I'm an introvert. I enjoy being alone to think, to relax, and to recharge. I'm fine being alone, but I'm not fine when I isolate. There is a big difference. When I'm alone, it is only for short periods of time, and then I re-engage with family and friends. When I isolate, I stay there. I remain by myself, alone in my thoughts, even if people are around me. There have been a couple times in my life that I have isolated myself. Both of them were because of a loss. I isolated to protect myself, believing that if I had control of my environment, I could find the help and healing I needed. Part of that is true. We can look inside ourselves to find courage and strength and healing, but if we allow negative emotions, like fear and anger, into the situation, isolation can cause very negative consequences.

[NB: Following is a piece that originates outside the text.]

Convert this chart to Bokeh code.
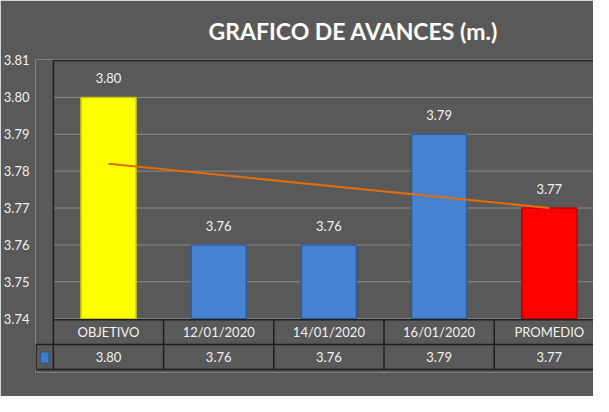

The first time I isolated was after a fatal crash I was involved in. I was seventeen. Three friends and I were on our way to a friend's house after a high school basketball game when we were hit head-on by a drunk driver. One of my best friends was driving our car, and he died from his injuries. Another friend had extensive injuries and was hospitalized a long time. The third spent the night in the hospital. I was seated in the passenger seat without a seatbelt or airbag and only got a fat lip. Imagine dealing with this as a seventeen-year-old in the late 1970's. I didn't have access to mental health professionals, so I dealt with it on my own. My comfortable place was being alone, which became isolation. I had a lot of survivor's guilt, especially since my friend who died only lived two houses away from me. I eventually came out of the isolation, but never really resolved this issue until my own son died.
When my son, Mark, died, I isolated again. I was trying to answer unanswerable questions, and spent a lot of time thinking of all the things I could have done differently. None of that was going to bring Mark back. It lasted for about two weeks before I had to get out and be around people and begin to seek normality. I had know idea what that was going to be, but I knew I couldn't continue to isolate myself. A couple months later, I started attending a support group with the recovery ministry I was starting. This gave me the place I could talk through my grief and also deal with the survivor's guilt from so many years before. Several years later, I was able to help a mother who had been isolating for a few months after losing her son. After a couple of weeks of communicating online, I was able to convince her to go outside of her house. Then we met for pastoral counseling, and eventually, after being able to talk about her grief, she was able to re-engage with the world around her.
If you are isolating yourself, dig down deep to find the strength to talk to someone about your grief. You can talk to a trusted friend, another parent who know the pain of losing a child, a grief counselor, a pastor, or someone else you feel comfortable talking with. Just don't stay isolated.